I have the exact opposite experience so far. By all means, this is a professional laptop in my opinion.
To expand a bit:
- I love the keyboard, best I've seen on a laptop (I'm a 80+ WPM typist)
- I don't have issues with the touchbar, getting used to quickly manage apps like spotify.
- My default editor is vim and don't have issues with escape
- Trackpad is the best I've seen on a laptop
- The machine is fast
- The screen is amazing
- Battery life is decent
ps. On the other side, I don't have experience working on a high-end XPS/Thinkpad, but the main reason to buy is the OS. My workflow and tools are tailored around the mac. It's not that I can't find my way through Linux or even a BSD Laptop running i3. It's that I don't want to.
Interesting. The 2017 Macbook Pro is the first Macbook I've ever had, and I find the keyboard terrible. I can't put my finger on it exactly, but I just struggle to type on it, often finding letters missing from the words I've typed, and the keys never being where my fingers expect them to be. The key travel just feels wrong too.
By comparison, I also have a very cheap Asus netbook (13", I think) - it was about £100 compared to about £3000 for the MBP, and it actually has a better keyboard!
It is interesting how polarizing the butterfly mechanism is. I absolutely love it. I can type more accurately and faster on it (they keys feel more stable) and I dread when I have to use an external keyboard with the old scissor switches or a pre-butteryfly MacBook. My colleagues who have a new MacBook Pro also prefer the new keyboard. The only large downside seems to be that it breaks more quickly.

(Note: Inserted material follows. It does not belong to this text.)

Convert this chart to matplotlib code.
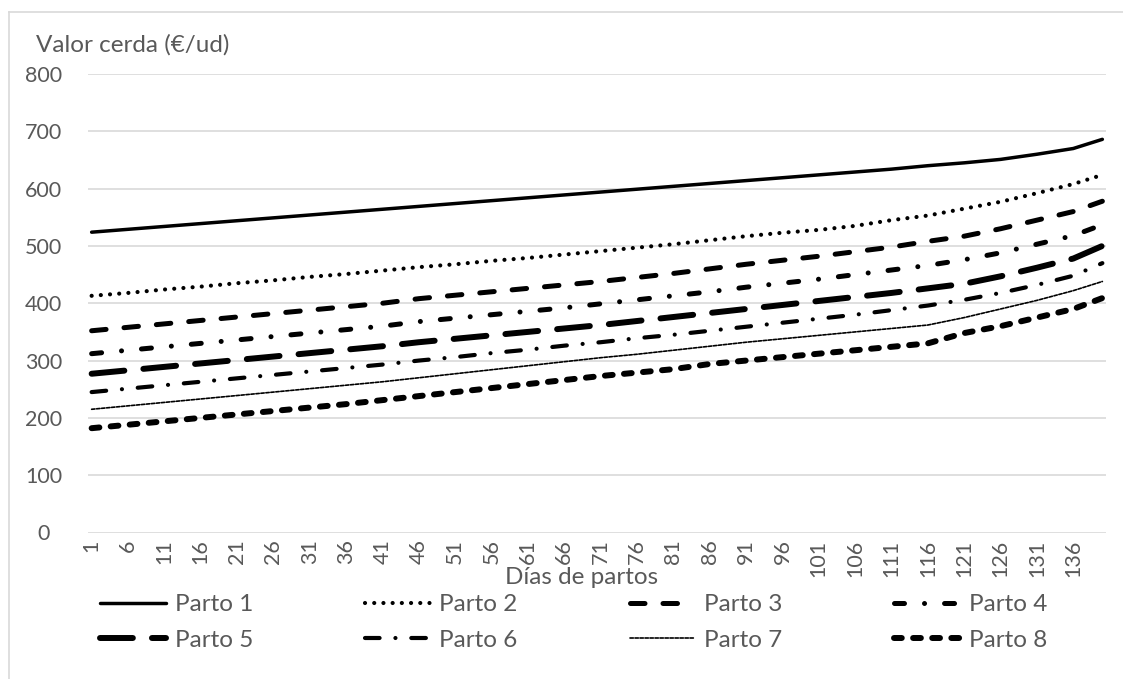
import matplotlib as mpl
mpl.use("Agg")
import matplotlib.pyplot as plt
from matplotlib.lines import Line2D

dias = [1, 6, 11, 16, 21, 26, 31, 36, 41, 46, 51, 56, 61, 66, 71, 76, 81, 86,
        91, 96, 101, 106, 111, 116, 121, 126, 131, 136, 140]

parto1 = [524, 529, 534, 539, 544, 549, 554, 559, 564, 569, 574, 579, 584, 589,
          594, 599, 604, 609, 614, 619, 624, 629, 634, 640, 645, 651, 660, 670, 686]
parto2 = [413, 418, 424, 429, 435, 440, 446, 451, 457, 463, 468, 474, 479, 485,
          491, 497, 503, 510, 517, 523, 528, 535, 545, 553, 565, 577, 592, 608, 624]
parto3 = [352, 358, 364, 370, 376, 382, 388, 394, 400, 408, 414, 420, 426, 432,
          438, 445, 452, 460, 468, 475, 482, 490, 498, 508, 517, 530, 545, 560, 578]
parto4 = [312, 318, 324, 330, 336, 342, 348, 354, 360, 368, 374, 380, 386, 392,
          399, 406, 413, 420, 428, 435, 442, 450, 458, 466, 476, 488, 503, 518, 537]
parto5 = [277, 283, 289, 295, 301, 307, 313, 319, 325, 332, 338, 344, 350, 356,
          362, 369, 376, 383, 390, 397, 404, 411, 418, 426, 434, 447, 462, 478, 500]
parto6 = [245, 251, 257, 263, 269, 275, 281, 287, 293, 300, 306, 313, 319, 326,
          332, 339, 345, 352, 359, 366, 373, 380, 388, 396, 406, 418, 432, 448, 470]
parto7 = [215, 221, 227, 233, 239, 245, 251, 257, 263, 270, 277, 284, 291, 298,
          305, 311, 318, 325, 332, 338, 344, 350, 356, 362, 375, 390, 405, 422, 438]
parto8 = [182, 188, 194, 200, 206, 212, 218, 224, 231, 238, 245, 252, 259, 266,
          273, 279, 285, 294, 300, 306, 312, 318, 324, 330, 348, 360, 375, 390, 409]

series = [parto1, parto2, parto3, parto4, parto5, parto6, parto7, parto8]
nombres = ["Parto 1", "Parto 2", "Parto 3", "Parto 4",
           "Parto 5", "Parto 6", "Parto 7", "Parto 8"]
xticks = list(range(1, 137, 5))

# estilo de cada linea: (grosor, patron)
estilos = [
    (2.5, "solid"),
    (3.0, (0, (0.01, 2.2))),
    (3.6, (0, (2.9, 3.6))),
    (3.6, (0, (2.0, 4.0, 0.01, 4.0))),
    (4.3, (0, (5.5, 3.2))),
    (3.0, (0, (3.5, 3.8, 0.01, 3.8))),
    (1.2, (0, (2.0, 1.0))),
    (4.3, (0, (1.3, 1.9))),
]

gris = "#595959"
fs_txt = 17.5
fs_num = 15.5
plt.rcParams["font.family"] = ["Lato", "DejaVu Sans"]

fig = plt.figure(figsize=(11.23, 6.79), dpi=100)
ax = fig.add_axes([88 / 1123, 1 - 532.5 / 679, (1106 - 88) / 1123, (532.5 - 74) / 679])

lineas = []
for vals, nombre, (lw, ls) in zip(series, nombres, estilos):
    l, = ax.plot(dias, vals, color="black", lw=lw, linestyle=ls,
                 dash_capstyle="round", solid_capstyle="round", label=nombre)
    lineas.append(l)

ax.set_xlim(0.5, 140.5)
ax.set_ylim(0, 800)
ax.set_yticks(range(0, 801, 100))
ax.set_xticks(xticks)
ax.set_xticklabels([str(t) for t in xticks], rotation=90)
ax.grid(axis="y", color="#d9d9d9", lw=1.2)
ax.set_axisbelow(True)
for s in ax.spines.values():
    s.set_visible(False)
ax.tick_params(axis="both", length=0, labelcolor=gris, labelsize=fs_num)
ax.tick_params(axis="x", pad=5)
ax.tick_params(axis="y", pad=32)
for t in ax.get_yticklabels():
    t.set_ha("center")

fig.text(36 / 1123, 1 - 45 / 679, "Valor cerda (€/ud)", ha="left", va="center",
         color=gris, fontsize=fs_txt)
fig.text(582 / 1123, 1 - 578 / 679, "Días de partos", ha="center", va="center",
         color=gris, fontsize=fs_txt)

# leyenda en filas: se reordena porque matplotlib llena por columnas
orden = [0, 4, 1, 5, 2, 6, 3, 7]
fig.legend([lineas[i] for i in orden], [nombres[i] for i in orden],
           ncol=4, loc="upper left", bbox_to_anchor=(100 / 1123, 1 - 594 / 679),
           frameon=False, borderpad=0, borderaxespad=0, handlelength=2.7,
           handletextpad=0.37, columnspacing=4.6, labelspacing=0.6,
           fontsize=fs_txt, labelcolor=gris)

# marco exterior del grafico
fig.add_artist(Line2D([9 / 1123, 1], [1 - 12 / 679, 1 - 12 / 679], color="#d9d9d9", lw=1.2))
fig.add_artist(Line2D([9 / 1123, 9 / 1123], [0, 1 - 12 / 679], color="#d9d9d9", lw=1.2))

fig.savefig("out.png", dpi=100)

Of course, in the end it is a matter of taste. It would be nice if Apple could find some compromise between the new and the old design. But Apple being Apple, they will stick to it ;).
This is like saying the Xbox 360 is polarizing. It's not that some people love it and some people hate it. It's that some people get a working one and some people get a broken one.
There's enough complaints about broken butterfly keyboards to conclude that the failure rate is significantly higher (across both the first and second generation).
My experience between a 2015 MBP and a 2017 MBP tells me that the problem is the lack of a tactile difference between keys. Unless I'm focusing really hard, there's very little to tell me without sight where my finger is on a key.
This results in hitting 1 instead of ~, losing my place on the keyboard on a regular basis, and being completely unable to find the arrow keys by touch. Perhaps my typing is a bit sloppy, but it works just fine on the 2015 MBP, with a tiny fraction of the errors I encounter on the 2017 MBP.
Yeah, I went from 2015 to 2016 MacBook Pro and the keyboard is way way worse. I use several keyboard and this new one is the only one where I regularly make typos (which is very frustrating when typing passwords).
How long have you had it? What’s your typing style?
Finding where the key tops are is largely down to familiarity/practice, and it’s possible your netbook had smaller-than-standard key spacing, which then might take some time to readjust to the standard key spacing.
I’m sorry Apple made the key tops bigger and the gaps between keys smaller on this version though, as smaller key tops with wider spaces between tend to help train your fingers to find the right keys and reduce errors from accidentally hitting a corner or edge of the neighboring key. The change to the arrow key layout is IMO a serious regression.
I also think the key travel is a bit too shallow, but after a while most people can sort of get used to it. The new snappier tactile feedback is pretty nice. I wish they could figure out a way to make a keyboard with the old amount of key travel (or even slightly more), very reliable, but with the new tactile feedback which hearkens back to full-travel clicky switches of the 70s and 80s.
Many people used to rubber domes and cheap laptop keyboards end up with a typing style where they really mash the keys down hard into the bottom of the stroke. This especially comes about when people use the cheapest type of rubber dome boards (e.g. the ones that came with most PC desktop computers in the 2000s, including Macs) which need to be pressed all the way down to actuate, and sometimes actuate unreliably unless the key is pressed very firmly; using such a keyboard for any extended time ingrains incredibly damaging habits.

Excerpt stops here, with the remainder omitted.